神奈川県は2024年3月22日、食品会社から寄付された冷蔵・冷凍のロス食品を子ども食堂に届ける取り組みを始めると発表した。具体的には、県内の食品の製造工程で発生する規格外の品を食品会社から引き取った上で、福祉施設等へ無料で提供する団体「フードバンク」と連携し、地域の食品配布拠点を通じて、県内全域の子ども食堂等に提供する。県によると、こういった取り組みは全国初。取り組みが実現するまでの経緯を聞いた。
切り落とし肉やハム、ソーセージなどが寄付される
取り組みは、県と中核的フードバンク「フードバンクかながわ」、「セカンドリーグ神奈川」「報徳食品支援センター」が連携して展開する。
子ども食堂に冷凍、冷蔵のロス食品が届けられるまでの流れはこうだ。食品会社が販売できなくなった肉や加工食品が、中核的フードバンクの冷凍倉庫や県内13か所の食品配布拠点に送られる。その後、県内全域の子ども食堂等へ配布される。
食品を寄付する会社はニチレイフレッシュプロセス、横浜食品サービス、フリーデンの3社。
ニチレイフレッシュプロセスは、切り落とし食肉で販売できないものを提供。横浜食品サービスは、賞味期限が近くなり販売できなくなった鍋具材などの海鮮食品、フリーデンは賞味期限が近くなり販売できなくなったハムやソーセージなどの加工肉製品を、それぞれ寄付する。

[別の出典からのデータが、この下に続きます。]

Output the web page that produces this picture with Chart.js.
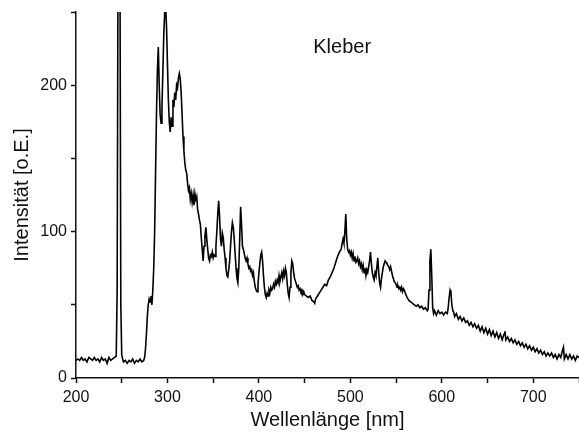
<!DOCTYPE html>
<html>
<head>
<meta charset="utf-8">
<script src="https://cdn.jsdelivr.net/npm/chart.js@4"></script>
<style>
  html, body { margin: 0; padding: 0; background: #fff; }
  #wrap { width: 579px; height: 437px; position: relative; }
</style>
</head>
<body>
<div id="wrap"><canvas id="c" width="579" height="437"></canvas></div>
<script>
// Wavelength (nm) and intensity (o.E.)
const wavelengthNm = [
  200,202,204,206,208,210,212,214,216,218,
  220,222,224,226,228,230,232,234,236,238,
  240,242,244,245,246,247,248,249,250,251,
  252,254,256,258,260,262,264,266,268,270,
  272,274,275,276,277,278,279,280,281,282,
  283,284,285,286,287,288,289,290,291,292,
  293,294,295,296,297,298,299,300,301,302,
  303,304,305,306,307,308,309,310,311,312,
  313,314,315,316,317,318,319,320,321,322,
  323,324,325,326,327,328,329,330,331,332,
  333,334,335,336,337,338,339,340,341,342,
  343,344,345,346,347,348,349,350,351,352,
  353,354,355,356,357,358,359,360,361,362,
  363,364,365,366,367,368,369,370,371,372,
  373,374,375,376,377,378,379,380,381,382,
  383,384,385,386,387,388,389,390,391,392,
  393,394,395,396,397,398,399,400,401,402,
  403,404,405,406,407,408,409,410,411,412,
  413,414,415,416,417,418,419,420,421,422,
  423,424,425,426,427,428,429,430,431,432,
  433,434,435,436,437,438,439,440,441,442,
  443,444,445,446,447,448,449,450,452,454,
  456,458,460,461,462,464,466,468,470,472,
  474,476,478,480,482,484,486,488,490,491,
  492,493,494,495,496,497,498,499,500,501,
  502,503,504,505,506,507,508,509,510,511,
  512,513,514,515,516,517,518,519,520,521,
  522,523,524,525,526,527,528,529,530,531,
  532,533,534,535,536,537,538,539,540,541,
  542,543,544,545,546,547,548,549,550,551,
  552,553,554,555,556,557,558,559,560,562,
  564,566,568,570,572,574,576,578,580,582,
  584,585,586,587,588,589,590,591,592,594,
  596,598,600,602,604,606,607,608,609,610,
  611,612,613,614,616,618,620,622,624,626,
  628,630,632,634,636,638,640,642,644,646,
  648,650,652,654,656,658,660,662,664,666,
  668,669,670,672,674,676,678,680,682,684,
  686,688,690,692,694,696,698,700,702,704,
  706,708,710,712,714,716,718,720,722,724,
  726,728,730,732,733,734,736,738,740,742,
  744,746,748,750
];
const intensity = [
  12,13,12,14,12,13,11,14,13,12,
  14,12,13,11,14,12,13,10,14,12,
  13,14,15,60,300,500,300,50,16,13,
  11,12,10,12,11,13,10,12,11,13,
  11,12,14,20,30,42,50,54,52,56,
  50,60,75,100,140,180,210,226,200,180,
  174,185,210,235,250,254,240,215,190,175,
  168,178,172,190,185,195,190,200,198,205,
  208,204,195,180,165,155,147,142,140,133,
  128,130,122,126,120,125,118,126,122,124,
  115,112,108,105,96,88,80,90,97,103,
  95,88,82,80,84,83,86,82,84,83,
  90,100,112,121,110,95,90,99,96,88,
  82,75,70,69,74,80,90,100,106,103,
  95,85,75,68,65,75,95,117,105,90,
  88,85,82,80,82,78,75,76,73,74,
  70,72,66,62,60,59,64,72,78,84,
  86,80,70,62,57,55,58,56,60,58,
  62,60,61,64,62,66,64,67,65,70,
  66,69,72,68,73,70,75,72,64,58,
  55,62,72,80,78,72,68,66,64,62,
  63,60,61,59,60,57,59,57,56,55,
  56,53,52,51,54,56,58,60,62,64,
  63,67,69,72,75,79,83,86,88,92,
  95,92,100,112,95,88,86,87,84,86,
  82,85,80,83,79,80,82,78,80,76,
  78,74,77,72,75,70,74,72,76,80,
  86,78,72,69,67,72,70,76,82,72,
  65,62,68,72,76,78,80,79,78,77,
  76,74,76,73,70,68,66,65,64,62,
  63,61,62,60,62,59,61,60,58,55,
  53,52,51,50,49,50,48,49,47,48,
  46,47,60,80,88,70,48,44,46,43,
  46,44,45,43,45,44,48,55,60,58,
  50,46,45,42,44,40,42,39,41,38,
  39,36,38,35,37,34,36,32,35,31,
  34,30,33,29,32,28,31,27,30,26,
  30,32,26,28,25,27,24,26,23,25,
  22,24,21,23,20,22,19,21,18,20,
  17,19,16,18,15,17,15,17,14,16,
  13,16,14,19,21,13,16,13,16,13,
  15,12,15,14
];
const xTickLabels = [200, 300, 400, 500, 600, 700];
const yTickLabels = [0, 100, 200];
const sampleLabel = 'Kleber';
const xTitle = 'Wellenlänge [nm]';
const yTitle = 'Intensität [o.E.]';

const points = wavelengthNm.map((w, i) => ({ x: w, y: intensity[i] }));

const FONT = "'Liberation Sans', Arial, Helvetica, sans-serif";

const labelPlugin = {
  id: 'sampleLabel',
  afterDraw(chart) {
    const ctx = chart.ctx;
    const xs = chart.scales.x, ys = chart.scales.y;
    ctx.save();
    ctx.font = '20px ' + FONT;
    ctx.fillStyle = '#111';
    ctx.textAlign = 'center';
    ctx.textBaseline = 'alphabetic';
    ctx.fillText(sampleLabel, xs.getPixelForValue(491), ys.getPixelForValue(222));
    ctx.restore();
  }
};

new Chart(document.getElementById('c'), {
  type: 'line',
  data: {
    datasets: [{
      data: points,
      borderColor: '#000',
      borderWidth: 1.6,
      pointRadius: 0,
      tension: 0,
      fill: false
    }]
  },
  options: {
    responsive: false,
    animation: false,
    layout: { padding: { top: 12, right: 0, left: 0, bottom: 0 } },
    plugins: { legend: { display: false }, tooltip: { enabled: false } },
    scales: {
      x: {
        type: 'linear',
        min: 200, max: 750,
        afterFit(s) { s.height = 59; s.paddingRight = 0; s.paddingLeft = 0; },
        border: { display: true, color: '#111', width: 1.5 },
        grid: { display: true, drawOnChartArea: false, drawTicks: true, tickLength: 5, tickWidth: 1.5, tickColor: '#111' },
        ticks: {
          stepSize: 50,
          autoSkip: false,
          maxRotation: 0,
          padding: 5,
          color: '#111',
          font: { family: FONT, size: 16 },
          callback: (v) => xTickLabels.includes(v) ? String(v) : ''
        },
        title: {
          display: true, text: xTitle, color: '#111',
          font: { family: FONT, size: 20 },
          padding: { top: 0, bottom: 5 }
        }
      },
      y: {
        min: 0, max: 250,
        afterFit(s) { s.width = 76; s.paddingTop = 0; s.paddingBottom = 0; },
        border: { display: true, color: '#111', width: 1.5 },
        grid: { display: true, drawOnChartArea: false, drawTicks: true, tickLength: 5, tickWidth: 1.5, tickColor: '#111' },
        ticks: {
          stepSize: 50,
          autoSkip: false,
          padding: 4,
          color: '#111',
          font: { family: FONT, size: 16 },
          callback: (v) => yTickLabels.includes(v) ? String(v) : ''
        },
        title: {
          display: true, text: yTitle, color: '#111',
          font: { family: FONT, size: 20 },
          padding: { top: 10, bottom: 0 }
        }
      }
    }
  },
  plugins: [labelPlugin]
});
</script>
</body>
</html>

寄付の頻度はニチレイフレッシュプロセスが月2回(1回につき100~150キロ)。横浜食品サービス、フリーデンはその都度寄付するとしている。
フードバンクから相談を受けたのが発端
県政策局いのち・未来戦略本部室SDGs推進担当課は3月26日のJ-CASTニュースの取材に対して、取り組みが始まるまでの経緯を次のように説明した。
「フードドライブ(お米や缶詰等の常温品)を推進してきた中で、子ども食堂からは生鮮品や冷凍品が欲しいという声を聞いていました。一方で、冷凍・冷蔵品の食品ロスを削減したいという企業側からの声も聞いていました。そうした声を聞いたフードバンクからご相談を受けたのが発端です」
ロス食品の具体的な削減量について試算していないとしている。
この他にも、冷凍食品を希望する子ども食堂に対して、衛生管理に関する研修会や冷凍庫の整備も行っていきたい考えだ。